Shopify does not require an EIN to open a store, but Shopify Payments, Shopify Capital, and most payment processors require US tax documentation for US-based transactions. Without a US entity, you are limited in payment options and locked out of Shopify’s financial tools.
The trend is clear and accelerating: platforms are tightening verification, not loosening it. Registering now means you are set up for every marketplace. Waiting means you may find yourself locked out of a channel exactly when you need it.
Operational Advantages
Beyond marketplace access, having your own US entity removes friction at every point in the supply chain.
- Any reputable 3PL will work with you. You choose your logistics partner based on service quality, not based on who will lend you their EIN.
- Faster customs clearance. Your own bond, your own broker relationship, your own compliance history.
- US banking and payment flexibility. US bank accounts, US payment processors, faster marketplace payouts.
- Credibility with retailers and distributors. A properly structured US entity is table stakes for wholesale partnerships.
- Clean exit or raise. Proper entity structure from the start saves months of legal cleanup if you ever sell or raise capital.
It Is Simpler and Cheaper Than You Think
Here is the part that surprises most foreign sellers: the entire setup is straightforward, affordable, and can be completed in a matter of weeks.
1. Form a US LLC. Wyoming, Nevada, Texas, and Florida are popular choices for foreign-owned entities due to low fees, straightforward processes, and well-established business law.
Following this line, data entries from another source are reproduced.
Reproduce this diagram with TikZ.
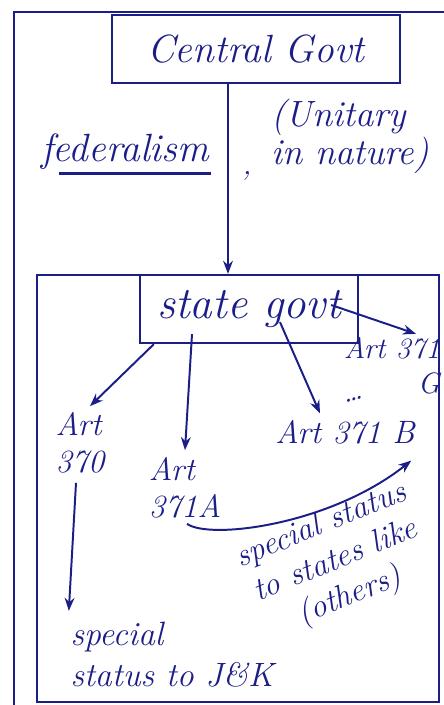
\documentclass[tikz,border=0pt]{standalone}
\usetikzlibrary{positioning,arrows.meta}
\definecolor{ink}{RGB}{28,30,135}

\begin{document}
\begin{tikzpicture}[x=0.025cm, y=-0.025cm, >=Stealth, every node/.style={text=ink, font=\itshape}]
  % Styles
  \tikzset{
    govbox/.style={draw=ink, line width=1.6pt, minimum height=1.7cm, align=center},
    artlabel/.style={align=left, inner sep=1pt, font=\itshape\fontsize{23}{26}\selectfont},
    note/.style={align=left, inner sep=1pt, font=\itshape\fontsize{22}{26}\selectfont},
    frame/.style={draw=ink, line width=1.6pt},
    arrow/.style={->, draw=ink, line width=1.4pt}
  }
  \useasboundingbox (0,0) rectangle (444,705);

  % Frames
  \draw[frame] (14,705) -- (14,12) -- (444,12);
  \draw[frame] (37,275) rectangle (439,702);

  % Nodes
  \node[govbox, minimum width=7.2cm, font=\itshape\fontsize{28}{32}\selectfont] (central) at (256,49) {Central Govt};
  \node[govbox, minimum width=5.45cm, font=\itshape\fontsize{32}{34}\selectfont] (state) at (249,309) {state govt};

  \node[note, font=\itshape\fontsize{28}{30}\selectfont] (fed) at (125,152) {federalism};
  \node[note, font=\itshape\fontsize{26}{27}\selectfont] (unitary) at (350,136) {(Unitary\\ in nature)};
  \node[note] (comma) at (247,176) {,};

  \node[artlabel] (art370) at (80,443) {Art\\370};
  \node[artlabel] (art371a) at (185,488) {Art\\371A};
  \node[artlabel] (art371b) at (345,432) {Art 371 B};
  \node[artlabel, align=right, font=\itshape\fontsize{21}{25}\selectfont] (art371g) at (392,366) {Art 371\\G};
  \node[note, rotate=15] (dots) at (354,399) {\dots};

  \node[note, font=\itshape\fontsize{24}{29}\selectfont] (jk) at (172,655) {special\\status to J\&K};
  \node[note, align=center, rotate=22, font=\itshape\fontsize{23}{27}\selectfont] (others) at (336,562) {special status\\to states like\\(others)};

  % underline of federalism
  \draw[frame] ([shift={(20,2)}]fed.south west) -- ([shift={(0,2)}]fed.south east);

  % Arrows: central -> state
  \draw[arrow] ([shift={(-28,0)}]central.south) -- ([shift={(-21,0)}]state.north);

  % state -> articles
  \draw[arrow] ([shift={(15,0)}]state.south west) -- ([shift={(10,-5)}]art370.north);
  \draw[arrow] ([shift={(-57,-10)}]state.south) -- ([shift={(0,-6)}]art371a.north);
  \draw[arrow] ([shift={(31,-22)}]state.south) -- ([shift={(-25,-5)}]art371b.north);
  \draw[arrow] ([shift={(-28,-4)}]state.east) -- ([shift={(24,-2)}]art371g.north);

  % art370 -> J&K
  \draw[arrow] ([shift={(-4,8)}]art370.south) -- ([shift={(0,-10)}]jk.north west);

  % art371a -> art371b (curved)
  \draw[arrow] ([shift={(2,4)}]art371a.south) .. controls (210,540) and (330,525) .. ([shift={(-5,15)}]art371b.south east);
\end{tikzpicture}
\end{document}
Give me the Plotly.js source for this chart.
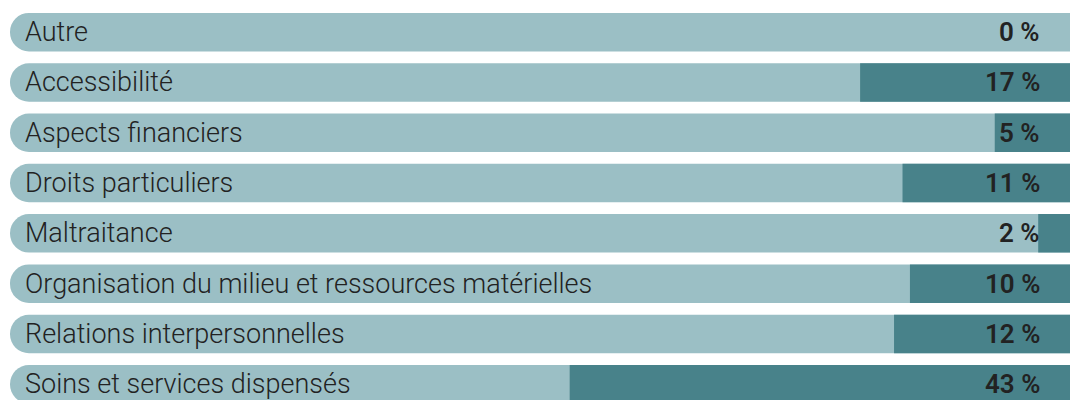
<!DOCTYPE html>
<html>
<head>
<meta charset="utf-8">
<script src="https://cdn.plot.ly/plotly-3.0.1.min.js"></script>
<style>
html,body{margin:0;padding:0;background:#fff;}
#chart{width:1070px;height:400px;}
</style>
</head>
<body>
<div id="chart"></div>
<script>
// Categories (top to bottom)
const categories = [
  "Autre",
  "Accessibilité",
  "Aspects financiers",
  "Droits particuliers",
  "Maltraitance",
  "Organisation du milieu et ressources matérielles",
  "Relations interpersonnelles",
  "Soins et services dispensés"
];
// Displayed percentages
const percents = [0, 17, 5, 11, 2, 10, 12, 43];
// Dark bar lengths (share of the full track, 0–100)
const darkLengths = [0, 19.8, 7.1, 15.8, 3.0, 15.1, 16.6, 47.2];
// Full track length
const trackLength = 100;

const LIGHT = "#9bbfc5";
const DARK = "#48828a";
const idx = categories.map((_, i) => i);

const trackTrace = {
  type: "bar",
  orientation: "h",
  y: idx,
  x: categories.map(() => trackLength + 20),
  base: categories.map(() => 0),
  marker: {color: LIGHT, cornerradius: "50%", line: {width: 0}},
  hoverinfo: "skip",
  showlegend: false
};

const darkTrace = {
  type: "bar",
  orientation: "h",
  y: idx,
  x: darkLengths.map(v => v > 0 ? v + 20 : 0),
  base: darkLengths.map(v => trackLength - v),
  marker: {color: DARK, line: {width: 0}},
  hoverinfo: "skip",
  showlegend: false
};

const annotations = [];
categories.forEach((c, i) => {
  annotations.push({
    xref: "paper", yref: "y",
    x: 23 / 1070, y: i,
    xanchor: "left", yanchor: "middle",
    text: c, showarrow: false,
    font: {family: "Roboto, sans-serif", size: 27, color: "#222", weight: 300}
  });
  annotations.push({
    xref: "paper", yref: "y",
    x: 1042 / 1070, y: i,
    xanchor: "right", yanchor: "middle",
    text: percents[i] + " %", showarrow: false,
    font: {family: "Roboto, sans-serif", size: 26, color: "#222", weight: 600}
  });
});

const layout = {
  width: 1070, height: 400,
  margin: {l: 0, r: 0, t: 7, b: 0, pad: 0},
  paper_bgcolor: "#fff", plot_bgcolor: "#fff",
  barmode: "overlay",
  bargap: 0.234,
  xaxis: {range: [-10 / 10.6, trackLength], visible: false, fixedrange: true},
  yaxis: {range: [7.313, -0.5], visible: false, fixedrange: true},
  annotations: annotations,
  showlegend: false
};

Plotly.newPlot("chart", [trackTrace, darkTrace], layout, {displayModeBar: false, staticPlot: true});
</script>
</body>
</html>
Wyoming in particular has no state income tax, strong privacy protections, and filing fees under $200. You do not need to be physically present — the entire process can be completed online in 3–7 business days.
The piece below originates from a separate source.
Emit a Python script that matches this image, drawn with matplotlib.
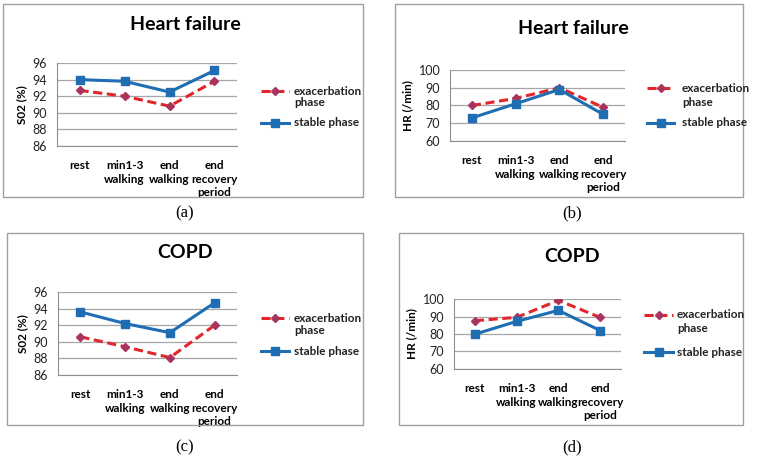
import matplotlib.pyplot as plt
from matplotlib.patches import Rectangle
from matplotlib.lines import Line2D

categories = ["rest", "min1-3\nwalking", "end\nwalking", "end\nrecovery\nperiod"]

# SO2 (%) and HR (/min), exacerbation vs stable phase
hf_so2_exac = [92.7, 92.0, 90.8, 93.8]
hf_so2_stable = [94.0, 93.8, 92.5, 95.1]
hf_hr_exac = [80, 84, 90, 79]
hf_hr_stable = [73, 81, 89, 75]
copd_so2_exac = [90.6, 89.4, 88.1, 92.0]
copd_so2_stable = [93.6, 92.2, 91.1, 94.7]
copd_hr_exac = [87.6, 89.5, 99.2, 89.5]
copd_hr_stable = [79.9, 87.2, 93.5, 82.0]

plt.rcParams['font.family'] = ['Lato', 'DejaVu Sans']

W, H = 760, 461
fig = plt.figure(figsize=(W / 100, H / 100), dpi=100)

def fx(x):
    return x / W

def fy(y):
    return 1 - y / H

RED = '#e3262b'
MRK = '#a8345e'
BLUE = '#1f6db3'

panels = [
    # axes px, box px, title, ylabel, exac, stable, ylim, yticks, title pos, letter pos,
    # legend (x0, x1, text x, y exac, y phase, y stable)
    ((57, 63, 237, 146), (3, 4, 363, 197), "Heart failure", "S02 (%)", hf_so2_exac, hf_so2_stable,
     (86, 96), range(86, 97, 2), (185, 25), (185, 213), (261, 289, 294, 91, 103, 123)),
    ((450, 70, 625, 141), (395, 4, 743, 197), "Heart failure", "HR (/min)", hf_hr_exac, hf_hr_stable,
     (60, 100), range(60, 101, 10), (573, 29), (572, 213), (647, 674, 682, 88, 102, 123)),
    ((58, 292, 237, 375), (7, 233, 363, 425), "COPD", "S02 (%)", copd_so2_exac, copd_so2_stable,
     (86, 96), range(86, 97, 2), (185, 253), (185, 447), (261, 289, 294, 318, 330, 351)),
    ((454, 299, 621, 369), (399, 233, 743, 425), "COPD", "HR (/min)", copd_hr_exac, copd_hr_stable,
     (60, 100), range(60, 101, 10), (572, 257), (572, 447), (644, 673, 677, 315, 329, 352)),
]
letters = ["(a)", "(b)", "(c)", "(d)"]

for (ax_px, box_px, title, ylab, exac, stable, ylim, yticks, tpos, lpos, leg), letter in zip(panels, letters):
    bx0, by0, bx1, by1 = box_px
    fig.patches.append(Rectangle((fx(bx0), fy(by1)), (bx1 - bx0) / W, (by1 - by0) / H,
                                 transform=fig.transFigure, fill=False, edgecolor='#a0a0a0', lw=1.0))
    x0, y0, x1, y1 = ax_px
    ax = fig.add_axes([fx(x0), fy(y1), (x1 - x0) / W, (y1 - y0) / H])
    x = range(len(categories))
    ax.plot(x, exac, color=RED, ls=(0, (3, 1.5)), lw=2.2, marker='D', ms=4.5,
            markerfacecolor=MRK, markeredgecolor=MRK, zorder=3)
    ax.plot(x, stable, color=BLUE, lw=2.2, marker='s', ms=6,
            markerfacecolor=BLUE, markeredgecolor=BLUE, zorder=4)
    ax.set_xlim(-0.5, 3.5)
    ax.set_ylim(*ylim)
    ax.set_yticks(list(yticks))
    ax.set_xticks(list(x))
    ax.set_xticklabels(categories, fontsize=8.5, fontweight='bold', linespacing=1.3)
    ax.tick_params(axis='x', length=0, pad=10)
    ax.tick_params(axis='y', labelsize=9, length=0, pad=7, labelcolor='#222222')
    ax.yaxis.grid(True, color='#a6a6a6', lw=0.9)
    ax.set_axisbelow(True)
    for s in ['top', 'right']:
        ax.spines[s].set_visible(False)
    for s in ['left', 'bottom']:
        ax.spines[s].set_color('#909090')
    ax.set_ylabel(ylab, fontsize=8.5, fontweight='bold', labelpad=4)
    fig.text(fx(tpos[0]), fy(tpos[1]), title, ha='center', va='center', fontsize=14, fontweight='bold')
    fig.text(fx(lpos[0]), fy(lpos[1]), letter, ha='center', va='center', fontsize=12,
             family=['Liberation Serif', 'DejaVu Serif'])

    # legend keys drawn by hand so the key sits on the first line of a two-line label
    lx0, lx1, tx, ye, yp, ys = leg
    fig.add_artist(Line2D([fx(lx0), fx(lx1)], [fy(ye), fy(ye)], transform=fig.transFigure,
                          color=RED, ls=(0, (3, 1.5)), lw=2.2))
    fig.add_artist(Line2D([fx((lx0 + lx1) / 2)], [fy(ye)], transform=fig.transFigure, ls='none',
                          marker='D', ms=4.5, markerfacecolor=MRK, markeredgecolor=MRK))
    fig.add_artist(Line2D([fx(lx0), fx(lx1)], [fy(ys), fy(ys)], transform=fig.transFigure,
                          color=BLUE, lw=2.2))
    fig.add_artist(Line2D([fx((lx0 + lx1) / 2)], [fy(ys)], transform=fig.transFigure, ls='none',
                          marker='s', ms=6, markerfacecolor=BLUE, markeredgecolor=BLUE))
    for ty, txt in [(ye, "exacerbation"), (yp, "phase"), (ys, "stable phase")]:
        fig.text(fx(tx), fy(ty), txt, ha='left', va='center', fontsize=8.5,
                 fontweight='bold', color='#222222')

fig.savefig("out.png", dpi=100)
2. Obtain an EIN from the IRS. The IRS issues EINs to foreign-owned entities at no cost. International applicants can call the IRS directly and receive an EIN the same day, or submit Form SS-4 by mail and receive one in four to six weeks.
3. Open a US bank account. Several banks and fintech platforms now cater specifically to foreign-owned US entities. Mercury, Relay, and banks with international departments can open accounts remotely with your formation documents and EIN, typically within one to five business days.
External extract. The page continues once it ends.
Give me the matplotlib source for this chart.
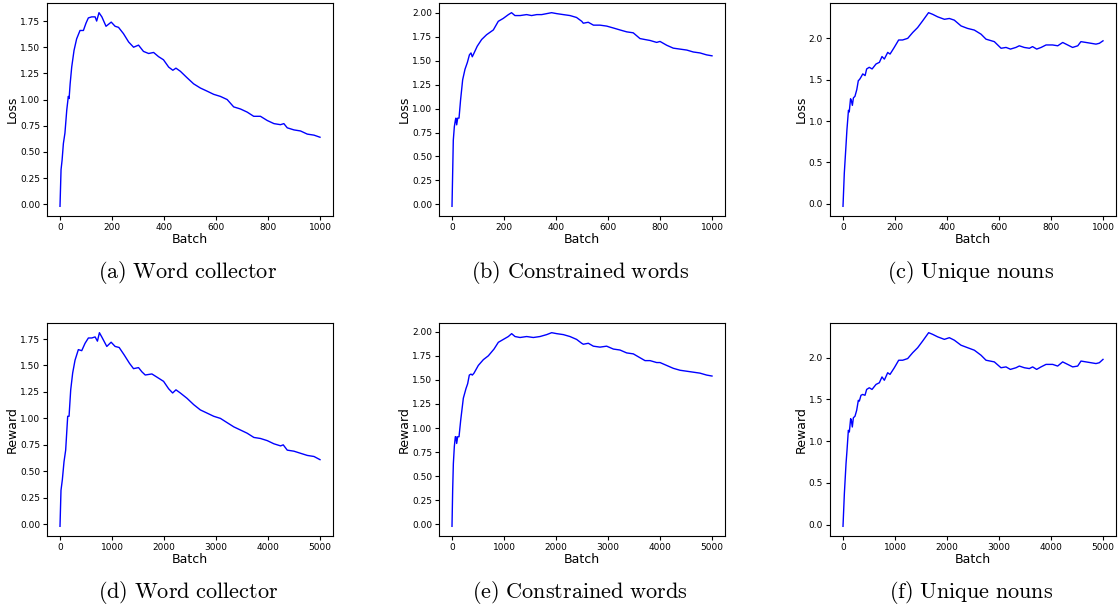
import numpy as np
import matplotlib.pyplot as plt

plt.rcParams['mathtext.fontset'] = 'cm'

# (a) Word collector - loss
a_x = [0, 4, 8, 13, 19, 26, 32, 35, 39, 45, 54, 64, 77, 90, 100, 109, 122, 135, 141, 150,
       161, 177, 197, 212, 225, 244, 264, 283, 302, 321, 341, 360, 379, 398, 418, 434, 446, 463,
       488, 514, 540, 566, 591, 617, 643, 668, 694, 720, 745, 771, 797, 823, 848, 861, 874, 900,
       925, 951, 977, 1000]
a_y = [-0.02, 0.33, 0.42, 0.58, 0.68, 0.90, 1.03, 1.01, 1.15, 1.31, 1.47, 1.58, 1.66, 1.66, 1.73,
       1.78, 1.79, 1.79, 1.75, 1.83, 1.79, 1.70, 1.74, 1.70, 1.69, 1.63, 1.55, 1.50, 1.52, 1.46,
       1.44, 1.45, 1.41, 1.38, 1.31, 1.28, 1.30, 1.27, 1.21, 1.15, 1.11, 1.08, 1.05, 1.03, 1.00,
       0.93, 0.91, 0.88, 0.84, 0.84, 0.80, 0.77, 0.76, 0.77, 0.73, 0.71, 0.70, 0.67, 0.66, 0.64]

# (b) Constrained words - loss
b_x = [0, 3, 5, 9, 13, 15, 18, 22, 27, 33, 41, 50, 59, 67, 73, 78, 85, 97, 114, 133, 159, 178,
       197, 217, 229, 242, 262, 287, 306, 326, 345, 364, 383, 403, 428, 454, 479, 499, 505, 524,
       544, 569, 595, 621, 646, 672, 697, 723, 742, 762, 787, 800, 826, 851, 877, 903, 928, 954,
       979, 1000]
b_y = [-0.02, 0.39, 0.67, 0.81, 0.88, 0.90, 0.83, 0.90, 0.90, 1.09, 1.30, 1.41, 1.48, 1.56, 1.58,
       1.54, 1.58, 1.65, 1.72, 1.77, 1.82, 1.91, 1.94, 1.98, 2.00, 1.97, 1.97, 1.98, 1.97, 1.98,
       1.98, 1.99, 2.00, 1.99, 1.98, 1.97, 1.95, 1.91, 1.89, 1.90, 1.87, 1.87, 1.86, 1.84, 1.82,
       1.80, 1.79, 1.73, 1.72, 1.71, 1.69, 1.70, 1.66, 1.63, 1.62, 1.61, 1.59, 1.58, 1.56, 1.55]

# (c) Unique nouns - loss
c_x = [0, 5, 12, 15, 21, 24, 29, 32, 36, 40, 46, 53, 59, 63, 69, 76, 85, 91, 101, 112, 127, 140,
       150, 159, 172, 181, 197, 214, 229, 249, 268, 287, 306, 329, 345, 364, 390, 409, 428, 454,
       479, 505, 531, 550, 582, 608, 627, 644, 665, 678, 697, 717, 729, 745, 762, 781, 806, 826,
       845, 864, 883, 903, 915, 935, 954, 973, 986, 1000]
c_y = [-0.03, 0.37, 0.73, 0.89, 1.13, 1.11, 1.27, 1.25, 1.19, 1.28, 1.30, 1.38, 1.49, 1.50, 1.53,
       1.57, 1.55, 1.63, 1.65, 1.63, 1.69, 1.71, 1.78, 1.75, 1.83, 1.81, 1.89, 1.98, 1.98, 2.00,
       2.07, 2.13, 2.21, 2.31, 2.29, 2.26, 2.23, 2.24, 2.22, 2.15, 2.12, 2.10, 2.05, 1.99, 1.96,
       1.88, 1.89, 1.87, 1.89, 1.91, 1.89, 1.88, 1.90, 1.87, 1.89, 1.92, 1.92, 1.91, 1.95, 1.92,
       1.89, 1.91, 1.96, 1.95, 1.94, 1.93, 1.94, 1.97]

# (d) Word collector - reward
d_x = [0, 19, 45, 77, 109, 148, 174, 206, 244, 289, 353, 418, 482, 546, 611, 675, 720, 758, 803,
       900, 983, 1060, 1138, 1234, 1337, 1414, 1510, 1575, 1639, 1767, 1864, 1992, 2089, 2166,
       2230, 2314, 2442, 2571, 2699, 2828, 2956, 3085, 3213, 3342, 3471, 3599, 3728, 3856, 3985,
       4113, 4242, 4293, 4370, 4499, 4627, 4756, 4884, 5000]
d_y = [-0.02, 0.32, 0.42, 0.59, 0.70, 1.02, 1.02, 1.27, 1.43, 1.55, 1.65, 1.64, 1.71, 1.76, 1.76,
       1.77, 1.73, 1.81, 1.77, 1.68, 1.72, 1.68, 1.67, 1.60, 1.52, 1.47, 1.48, 1.44, 1.41, 1.42,
       1.39, 1.35, 1.28, 1.24, 1.27, 1.24, 1.19, 1.13, 1.08, 1.05, 1.02, 1.00, 0.96, 0.92, 0.89,
       0.86, 0.82, 0.81, 0.79, 0.76, 0.74, 0.75, 0.70, 0.69, 0.67, 0.65, 0.64, 0.61]

# (e) Constrained words - reward
e_x = [0, 13, 26, 45, 64, 77, 90, 109, 135, 167, 218, 269, 301, 333, 365, 391, 423, 506, 603, 699,
       808, 891, 987, 1083, 1147, 1212, 1308, 1436, 1564, 1692, 1821, 1917, 2013, 2141, 2269,
       2397, 2494, 2526, 2622, 2718, 2846, 2974, 3103, 3231, 3359, 3487, 3615, 3712, 3808, 3936,
       4000, 4128, 4256, 4385, 4513, 4641, 4769, 4897, 5000]
e_y = [-0.02, 0.36, 0.63, 0.81, 0.91, 0.91, 0.84, 0.91, 0.91, 1.08, 1.31, 1.41, 1.46, 1.55, 1.56,
       1.55, 1.57, 1.65, 1.71, 1.75, 1.82, 1.89, 1.92, 1.95, 1.98, 1.95, 1.94, 1.95, 1.94, 1.95,
       1.97, 1.99, 1.98, 1.97, 1.95, 1.92, 1.88, 1.87, 1.88, 1.85, 1.84, 1.85, 1.82, 1.81, 1.78,
       1.77, 1.73, 1.70, 1.70, 1.68, 1.68, 1.65, 1.62, 1.60, 1.59, 1.58, 1.57, 1.55, 1.54]

# (f) Unique nouns - reward
f_x = [0, 26, 58, 77, 103, 122, 147, 160, 179, 199, 231, 263, 295, 314, 346, 378, 423, 455, 506,
       558, 635, 699, 750, 795, 859, 904, 987, 1071, 1148, 1244, 1340, 1436, 1532, 1647, 1724,
       1821, 1949, 2045, 2141, 2269, 2397, 2526, 2654, 2750, 2910, 3038, 3135, 3218, 3327, 3391,
       3487, 3583, 3647, 3724, 3808, 3904, 4032, 4128, 4224, 4321, 4417, 4513, 4577, 4673, 4769,
       4865, 4929, 5000]
f_y = [-0.02, 0.37, 0.73, 0.89, 1.13, 1.11, 1.27, 1.25, 1.17, 1.28, 1.30, 1.37, 1.49, 1.48, 1.55,
       1.56, 1.55, 1.62, 1.64, 1.62, 1.68, 1.70, 1.77, 1.73, 1.82, 1.80, 1.88, 1.97, 1.97, 1.99,
       2.06, 2.12, 2.20, 2.30, 2.28, 2.25, 2.22, 2.24, 2.21, 2.15, 2.12, 2.09, 2.03, 1.97, 1.95,
       1.88, 1.89, 1.86, 1.88, 1.90, 1.88, 1.87, 1.89, 1.86, 1.89, 1.92, 1.92, 1.90, 1.95, 1.92,
       1.89, 1.90, 1.96, 1.95, 1.94, 1.93, 1.94, 1.98]

panels = [
    (a_x, a_y, 'Loss', '(a) Word collector'),
    (b_x, b_y, 'Loss', '(b) Constrained words'),
    (c_x, c_y, 'Loss', '(c) Unique nouns'),
    (d_x, d_y, 'Reward', '(d) Word collector'),
    (e_x, e_y, 'Reward', '(e) Constrained words'),
    (f_x, f_y, 'Reward', '(f) Unique nouns'),
]

W, H = 1119, 611
fig = plt.figure(figsize=(W / 100, H / 100), dpi=100)

lefts = [47, 439, 830]
tops = [3, 323]
aw, ah = 286, 213

for i, (xs, ys, ylab, cap) in enumerate(panels):
    r, c = divmod(i, 3)
    l, t = lefts[c], tops[r]
    ax = fig.add_axes([l / W, (H - t - ah) / H, aw / W, ah / H])
    ax.plot(xs, ys, color='blue', lw=1)
    ax.set_xlabel('Batch', fontsize=9, labelpad=1)
    ax.set_ylabel(ylab, fontsize=9, labelpad=0.5)
    ax.tick_params(labelsize=6.5, length=3, pad=2)
    if c == 2:
        ax.set_yticks([0.0, 0.5, 1.0, 1.5, 2.0])
    # caption under each panel
    cx = l + aw / 2 - 2
    cy = t + ah + 57
    words = cap.replace(' ', r'\ ')
    fig.text(cx / W, 1 - cy / H, r'$\mathrm{' + words + '}$', fontsize=16,
             ha='center', va='center')

fig.savefig('out.png', dpi=100)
4. Get a customs bond. Required for importing goods valued over $2,500 (essentially every commercial shipment). Your customs broker arranges this — it is routine, inexpensive, and takes 1–3 business days.
5. Register for sales tax (if applicable). If you sell direct-to-consumer outside of marketplace facilitator channels, register in every state where you have nexus — at minimum, the state where your inventory is stored. Sales tax compliance services automate multi-state registration and filing for a modest monthly fee.
Most foreign sellers can complete the entire process for well under $2,000 — less than the cost of a single pallet of inventory, and a fraction of what a single customs seizure or tax audit would cost.
The Bottom Line
The EIN shortcut is not a shortcut. It is deferred risk with compounding interest for everyone involved.
Every major marketplace is moving toward stricter seller verification. Every reputable logistics provider requires proper documentation. The window for operating in the US market without a US entity is closing faster than most foreign sellers realize.
The registration process takes days, not months. It costs hundreds, not thousands. And it unlocks the full US market — every platform, every 3PL, every payment processor — without the legal and financial exposure of trying to borrow someone else’s identity.
The sellers who build lasting brands in the US market all made this investment early. Not because they wanted to deal with American bureaucracy, but because they understood that a few days of paperwork opens the door to the largest consumer market in the world — on their own terms, with their own name on it.